Canada Post is beginning a multi-year conversion of about 4 million door-to-door delivery addresses to community mailboxes, with 13 communities including Ottawa and Winnipeg starting discussions ahead of 136,000 address changes in late 2026 and early 2027. The plan also includes a review of urban and suburban post offices for potential closures in over-served areas. The move follows the federal government’s end of the rural post office closure moratorium, raising concerns about service access in remote communities.

Analysis

This is less a one-off labor headline than a multi-year reset of a quasi-public utility’s cost curve. The key second-order effect is that Canada Post is trying to shrink the high-fixed-cost last-mile network before volume erosion becomes irreversible; if successful, the move should improve unit economics even if top-line mail volume continues to leak. That matters for private couriers and parcel integrators because a weaker Canada Post in dense urban routes can still be a disruptive low-price competitor, but a more rationalized network reduces the likelihood of predatory price competition funded by legacy inefficiencies. The real losers are fringe residential delivery-dependent businesses and communities that implicitly subsidized national service levels through cross-subsidization. Over a 12-24 month horizon, the market should watch for localized service degradation and customer churn into private delivery alternatives, especially where community mailbox conversion creates friction for seniors, e-commerce returns, and small merchants. The first-order savings may be modest, but the second-order prize is a lower labor intensity model that gives management more bargaining power in future contract negotiations. The biggest tail risk is political reversal or a legal/union constraint that slows implementation after the initial pilot phase. Because the rollout is spread over roughly five years, the equity impact is not a clean catalyst trade; it is a grindier margin-improvement story with execution risk and periodic headline shocks. A faster-than-expected normalization of parcel demand would also blunt the thesis, since improved delivery density can mask structural decline in letters and reduce urgency around closures.
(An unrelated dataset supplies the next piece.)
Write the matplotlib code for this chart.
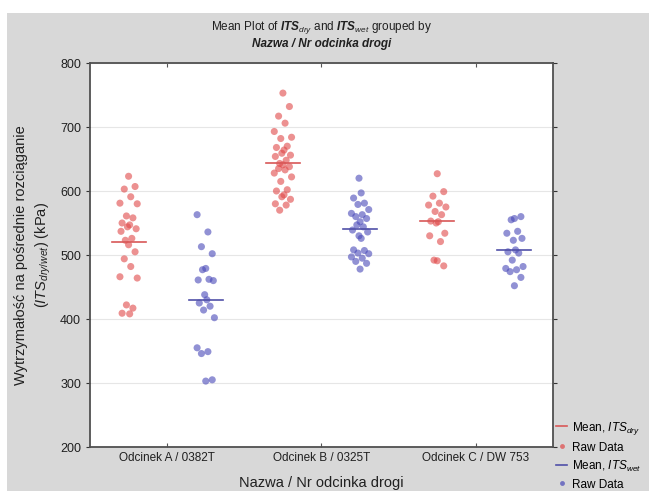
import numpy as np
import matplotlib
matplotlib.use('Agg')
import matplotlib.pyplot as plt
from matplotlib.patches import Rectangle
from matplotlib.lines import Line2D

plt.rcParams['font.family'] = ['Liberation Sans', 'DejaVu Sans']
plt.rcParams['mathtext.fontset'] = 'custom'
plt.rcParams['mathtext.rm'] = 'Liberation Sans'
plt.rcParams['mathtext.it'] = 'Liberation Sans:italic'
plt.rcParams['mathtext.bf'] = 'Liberation Sans:bold'
plt.rcParams['mathtext.bfit'] = 'Liberation Sans:bold:italic'

groups = ['Odcinek A / 0382T', 'Odcinek B / 0325T', 'Odcinek C / DW 753']

# raw values (kPa)
dry_a = [623, 607, 603, 591, 581, 580, 561, 558, 550, 547, 544, 541, 537, 526, 523,
         516, 505, 494, 482, 466, 464, 422, 417, 409, 408]
wet_a = [563, 536, 513, 502, 479, 477, 462, 461, 460, 438, 430, 425, 420, 414, 402,
         355, 349, 346, 305, 303]
dry_b = [753, 732, 717, 706, 693, 684, 682, 670, 668, 664, 659, 656, 654, 648, 643,
         641, 638, 635, 633, 628, 622, 615, 602, 600, 594, 591, 587, 580, 578, 570]
wet_b = [620, 597, 589, 581, 579, 571, 565, 563, 560, 557, 552, 547, 544, 539, 536,
         530, 526, 508, 507, 503, 502, 497, 495, 490, 487, 478]
dry_c = [627, 599, 592, 581, 578, 575, 568, 563, 553, 552, 550, 534, 530, 521, 492,
         491, 483]
wet_c = [560, 557, 555, 537, 534, 526, 523, 508, 505, 503, 492, 482, 479, 477, 474,
         465, 452]

dry_means = [521, 643, 553]
wet_means = [430, 540, 508]

dry = [dry_a, dry_b, dry_c]
wet = [wet_a, wet_b, wet_c]

red_pt = '#e04848'
blue_pt = '#4848b8'
red_ln = '#d85858'
blue_ln = '#5050a8'

fig = plt.figure(figsize=(6.49, 4.91), dpi=100)
fig.patch.set_facecolor('white')
fig.add_artist(Rectangle((7 / 649, 0), 1, 1 - 13 / 491, transform=fig.transFigure,
                         facecolor='#d8d8d8', edgecolor='none', zorder=-10))

ax = fig.add_axes([90 / 649, 1 - 447 / 491, 463 / 649, 384 / 491])
ax.set_facecolor('white')


def jitter(n):
    # deterministic spread so the dots don't stack
    pattern = np.array([0, 3, -2, 1, -4, 4, -1, 2, -3, 0.5, -0.5, 3.5, -3.5, 1.5, -1.5])
    return pattern[np.arange(n) % len(pattern)] * 0.014


off = 0.25
for i in range(3):
    xc = i + 1
    xd = xc - off + jitter(len(dry[i]))
    xw = xc + off + jitter(len(wet[i]))[::-1]
    ax.scatter(xd, dry[i], s=26, color=red_pt, alpha=0.6, edgecolors='none', zorder=3)
    ax.scatter(xw, wet[i], s=26, color=blue_pt, alpha=0.6, edgecolors='none', zorder=3)
    ax.plot([xc - off - 0.11, xc - off + 0.11], [dry_means[i]] * 2, color=red_ln, lw=1.2, zorder=4)
    ax.plot([xc + off - 0.11, xc + off + 0.11], [wet_means[i]] * 2, color=blue_ln, lw=1.2, zorder=4)

ax.set_xlim(0.5, 3.5)
ax.set_ylim(200, 800)
ax.set_yticks(range(200, 801, 100))
ax.set_xticks([1, 2, 3])
ax.set_xticklabels(groups, fontsize=8.5, color='#202020')
ax.tick_params(axis='y', labelsize=9, colors='#333333', labelcolor='#202020', length=3,
               right=True, direction='out')
ax.tick_params(axis='x', length=3, top=True, direction='in', colors='#555555', labelcolor='#202020')
ax.grid(axis='y', color='#e6e6e6', lw=0.8)
ax.set_axisbelow(True)
for s in ax.spines.values():
    s.set_color('#505050')
    s.set_linewidth(1.3)

ax.set_ylabel('Wytrzymałość na pośrednie rozciąganie\n($\\mathit{ITS}_{dry/wet}$) (kPa)',
              fontsize=10.5, color='#202020', labelpad=5, linespacing=1.45)
ax.set_xlabel('Nazwa / Nr odcinka drogi', fontsize=10.5, color='#202020', labelpad=9)

fig.text(0.5 * (90 + 553) / 649, 1 - 28 / 491,
         'Mean Plot of $\\mathbfit{ITS}_{dry}$ and $\\mathbfit{ITS}_{wet}$ grouped by',
         ha='center', va='center', fontsize=8.5, color='#202020')
fig.text(0.5 * (90 + 553) / 649, 1 - 44 / 491, 'Nazwa / Nr odcinka drogi',
         ha='center', va='center', fontsize=8.5, fontweight='bold', style='italic', color='#202020')

handles = [
    Line2D([], [], color=red_ln, lw=1.2),
    Line2D([], [], marker='o', ls='none', color=red_pt, alpha=0.7, markersize=3.5, markeredgewidth=0),
    Line2D([], [], color=blue_ln, lw=1.2),
    Line2D([], [], marker='o', ls='none', color=blue_pt, alpha=0.7, markersize=3.5, markeredgewidth=0),
]
labels = ['Mean, $\\mathit{ITS}_{dry}$', 'Raw Data', 'Mean, $\\mathit{ITS}_{wet}$', 'Raw Data']
fig.legend(handles, labels, loc='lower left', bbox_to_anchor=(548 / 649, -0.016),
           frameon=False, fontsize=8.5, handlelength=0.9, handletextpad=0.4,
           labelspacing=0.42, borderpad=0.2)

fig.savefig('out.png', dpi=100)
Contrarianly, the market may be underestimating how much of the value is not in cost cuts but in preventing further deterioration in service quality from an overextended network. If management can selectively exit over-served urban assets without triggering broad political backlash, the result could be a more defensible core franchise rather than a shrinking one. That said, the policy backdrop remains brittle, so the path is likely to be noisy rather than linear.